While the mash is in progress heat the remaining water, 20.7lt (top up 6.8lt plus batch 2 13.9lt) as shown on the calculator to 80c.  After the 60 minute mash is complete, I add the 6.8 litre batch of water to the mash tun without letting any of the mash water out of the mash tun.  

 

The first lot of sparge water is now in the mash tun.  I give the grains and water a thorough mixing and then I place the mash tun lid back on and leave the mash for 10 minutes before running the first batch of water into the boiler. 

 

Before I drain the tun, I run a few jugfuls of wort out of the tun until the running are clear. I recirculate the running back into the top of the tun over some tinfoil with holes to ensure the grain bed is not disturbed.

 

As you can see from the photo, the wort is nice and clear.  I let all of the wort run out of the mash tun into the boiler.  Once all the wort from the first batch is transferred into the boiler, I close the mash tun tap and add the second batch of water, 13.9 litres at 80 C. I then leave it for a further 10 minutes and repeat the process which I did with the first batch of water, i.e.

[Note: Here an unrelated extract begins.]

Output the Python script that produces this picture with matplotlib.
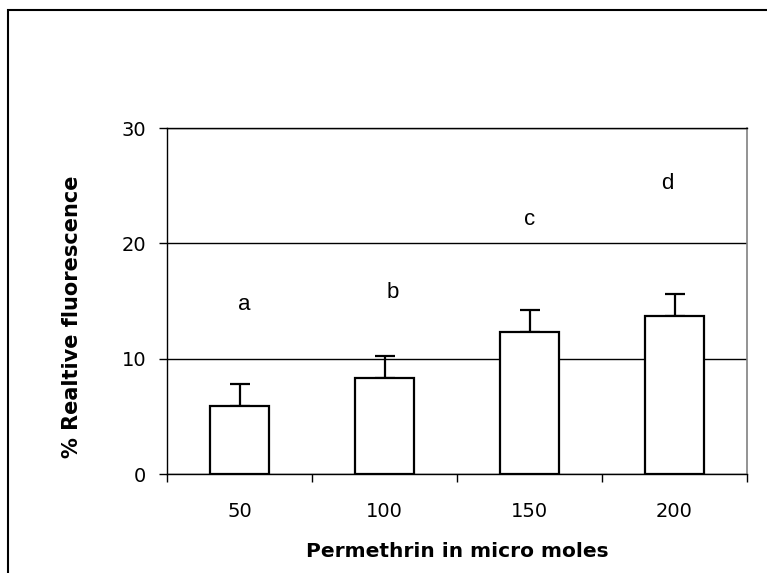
import matplotlib.pyplot as plt
from matplotlib.patches import Rectangle
import numpy as np

plt.rcParams['font.family'] = ['Liberation Sans', 'DejaVu Sans']

doses = ['50', '100', '150', '200']
fluor = [5.9, 8.3, 12.3, 13.7]
err = [1.9, 1.95, 1.9, 1.9]
letters = ['a', 'b', 'c', 'd']
letter_y = [14.2, 15.3, 21.6, 24.7]
letter_dx = [0.03, 0.06, 0.0, -0.05]

fig = plt.figure(figsize=(7.67, 5.73), dpi=100)
fig.patches.append(Rectangle((8/767, -0.05), 1.1, 1 - 10/573 + 0.05, transform=fig.transFigure,
                             fill=False, edgecolor='black', linewidth=1.5, zorder=0))
ax = fig.add_axes([167/767, 1 - 474/573, 580/767, 346/573])

x = np.arange(len(doses))
ax.bar(x, fluor, width=0.41, color='white', edgecolor='black', linewidth=1.6, zorder=3)
ax.errorbar(x, fluor, yerr=[np.zeros(len(err)), err], fmt='none', ecolor='black',
            elinewidth=1.6, capsize=7, capthick=1.6, zorder=2)
for xi, dx, lab, ly in zip(x, letter_dx, letters, letter_y):
    ax.text(xi + dx, ly, lab, ha='center', va='baseline', fontsize=16)

ax.set_xlim(-0.5, 3.5)
ax.set_ylim(0, 30)
ax.set_yticks([0, 10, 20, 30])
ax.yaxis.grid(True, color='black', linewidth=1)
ax.set_axisbelow(True)
ax.set_xticks(x)
ax.set_xticklabels(doses, fontsize=14, family='DejaVu Sans')
ax.set_yticklabels(['0', '10', '20', '30'], fontsize=14, family='DejaVu Sans')
ax.set_xticks(np.arange(-0.5, 4, 1), minor=True)
ax.tick_params(axis='x', which='major', length=0, pad=20)
ax.tick_params(axis='x', which='minor', length=6, width=1, direction='out')
ax.tick_params(axis='y', length=6, width=1, pad=9)

for s in ['left', 'bottom', 'top']:
    ax.spines[s].set_color('black')
    ax.spines[s].set_linewidth(1)
ax.spines['right'].set_color('#808080')
ax.spines['right'].set_linewidth(1.2)

ax.set_xlabel('Permethrin in micro moles', fontsize=14.5, fontweight='bold',
              family='DejaVu Sans', labelpad=15)
fig.text(72/767, 1 - 317/573, '% Realtive fluorescence', rotation=90, ha='center', va='center',
         fontsize=15, fontweight='bold', family='DejaVu Sans')

fig.savefig('out.png', dpi=100)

I filled the two jugs up with the first running’s of the wort, returned them to the mash tun before transferring the wort to the boiler.

 

I boil all my all grain brews for 60 minutes.  The boil is one of the easiest stages of the process; it is also one of the most important.  It is preferable to get a vigorous, rolling boil going.  This ensures that the bitterness is extracted from the hops and that the proteins in the brew settle out in a gummy, light brown substance.  This ensures a sound brew will result which has no off flavours.

 

It is during the boil that the hops and whirlfloc tablet are added at various stages.    

 

Once the boil begins, we start the clock counting down from 60 minutes. At 60minutes we add our bittering hops, in this case 16g Nugget at 60 minutes. We add our 16g Chinook at 30 minutes, our whirlfloc tablet at 15 minutes to go along with the wort chiller. We add 32g of Cascade with 10 minutes to go and 58g at zero minutes when the boiler is switched off. These give the aroma and flavour.

 

When the 60 minute boil time is over, I switch the boiler off. Time to cool. I add the wort chiller at 15 minutes to go to sterilise it in the boiling water. I do not switch it on until the boil is finished.

 

When the boil is finished I switch on the chiller and chill the beer down to the region of 20c-25c, which is a safe temperature for adding the yeast.  I let the brew splash into the fermenting bucket to allow aeration to take place, this is essential for allowing the yeast to grow when it is added to the wort. Add the yeast. 

 

I take a hydrometer reading at this stage to determine the gravity of the brew.